From my journal for 11/30/94
Talking to Dana this morning about the “unfairness” of having my life be so restricted by illness, and how unhappy it makes me, and how it would be easier if I could just accept it — but writing it down, I see that the real “unfairness” is that I blame myself, as though it were my fault that I’m sick so much, or as though I weren’t really sick at all but just morally deficient and lazy, that “if I really wanted to, I could clean up the house, get to sleep easily,” etc. O gosh, it’s the old laziness/lethargy conflict again. It just doesn’t quit. When I can understand that I am really sick, I don’t give myself such a hard time.
Read this piece of writing to Dana, who said that he thought that the desire to “prove” that I was “really sick” is something that just keeps me caught in the judgemental system. It makes me think of Talking to Yourself where she shows the many ways in which the judgemental attitude can pervade all attempts to help oneself. In fact initially I heard Dana saying that if I could just get rid of the emotional overlays on the issue of being sick, I would be able to see what was wrong and fix it — which wasn’t at all what he was saying.
I said that I could see that one thing that’s operating is the belief that left to my own devices I would never get anywhere, which is why I push myself, manipulate myself, and generally don’t trust my own process, my own commitment. Dana said it wasn’t so much a matter of trust as of a belief that I don’t have the power to commit myself to anything and have it make a difference. That phrasing was exactly right, I suddenly saw Little Jenny breaking her heart trying to get her parents to wake up, be there, respond to her, stop drinking, and learning that all her powers of energy and passion and commitment were worthless because nothing changed. Dana also said that one reason I feel so compelled to prove that I’m physically sick is that physical sickness is the only excuse that will satisfy that judgemental attitude, and the corollary of that is that me and my own feelings are not important.
Actually sickness is the only excuse that would satisfy my mother. I remember her saying “You can’t be tired, you haven’t done anything,” if she needed me to do something. Yesterday I was feeling hopelessly inadequate, which I think is the same dynamic. But yesterday I was responded to with love and gratitude, that what I had done had helped just fine.

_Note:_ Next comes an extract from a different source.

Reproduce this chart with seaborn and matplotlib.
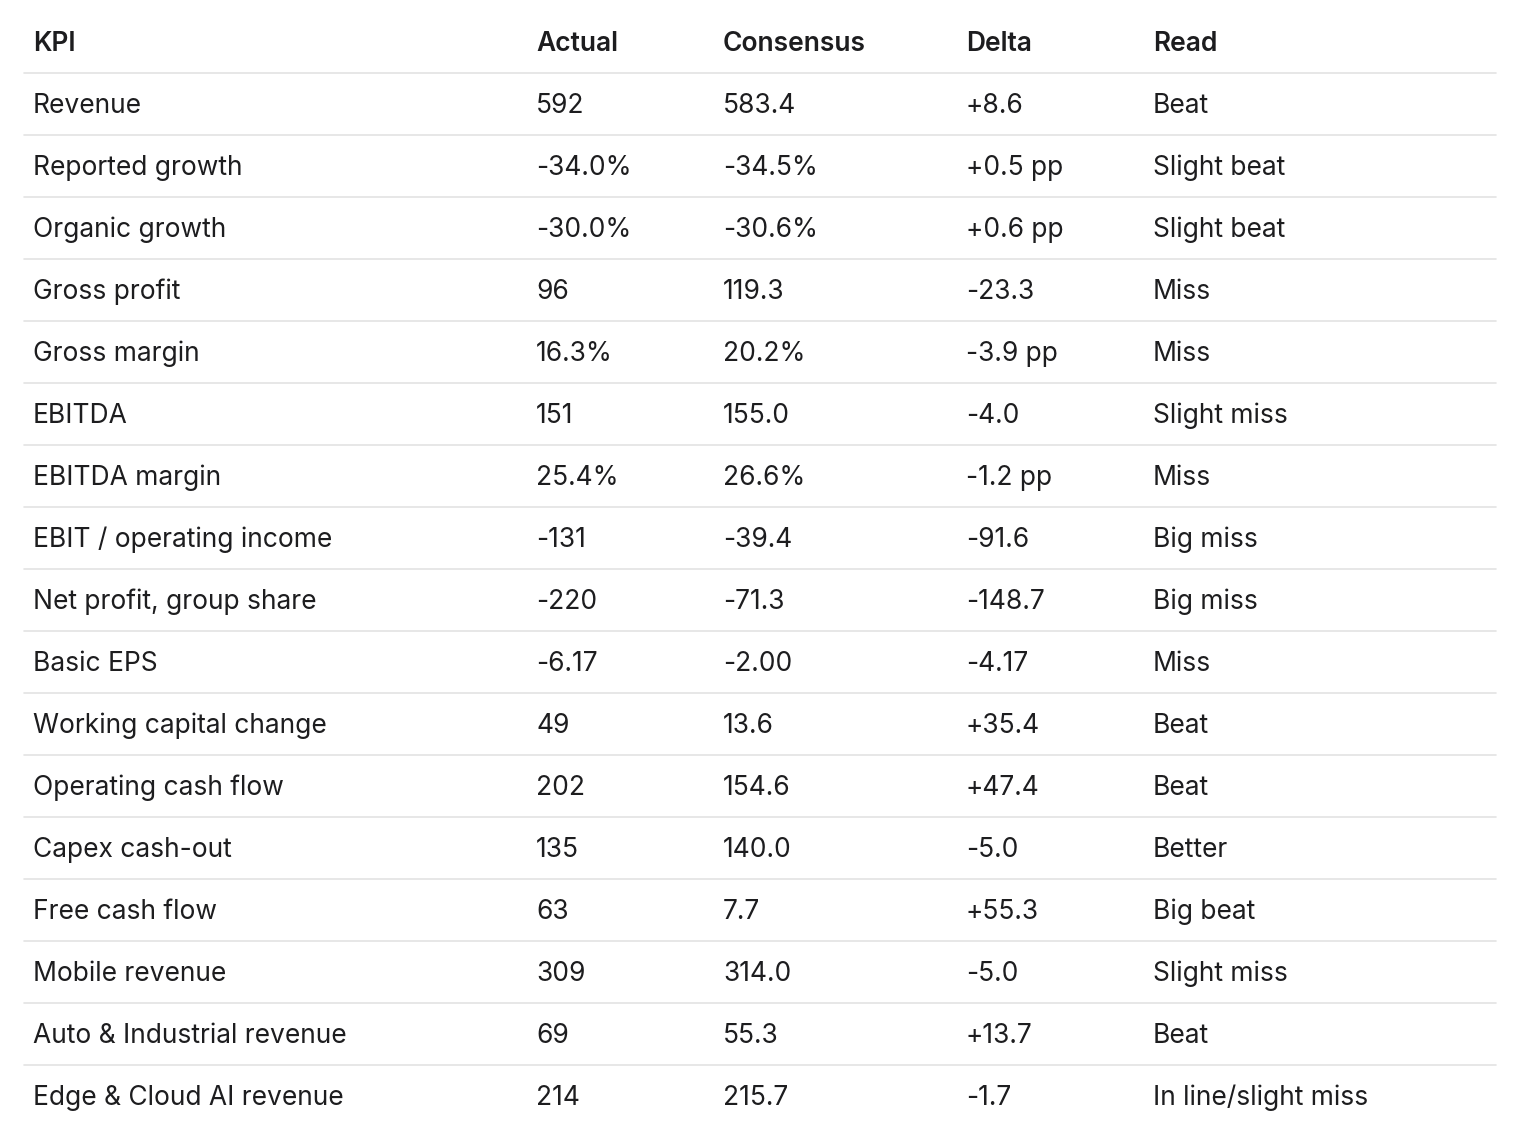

Learning that all my “powers of energy and passion and commitment were worthless because nothing changed” is something that continues to handicap me. The things I managed to accomplish: the book, Journey into Courage, and Neskaya, were things where I had supportive help. In writing The Feminine of History, I showed my first efforts to my dream teacher, Charles Ponce, and he said “You’ve really got a book here!” Journey involved the other women and Bess O’Brien. For Neskaya I had Dana, and then all the people who came because it gave them something.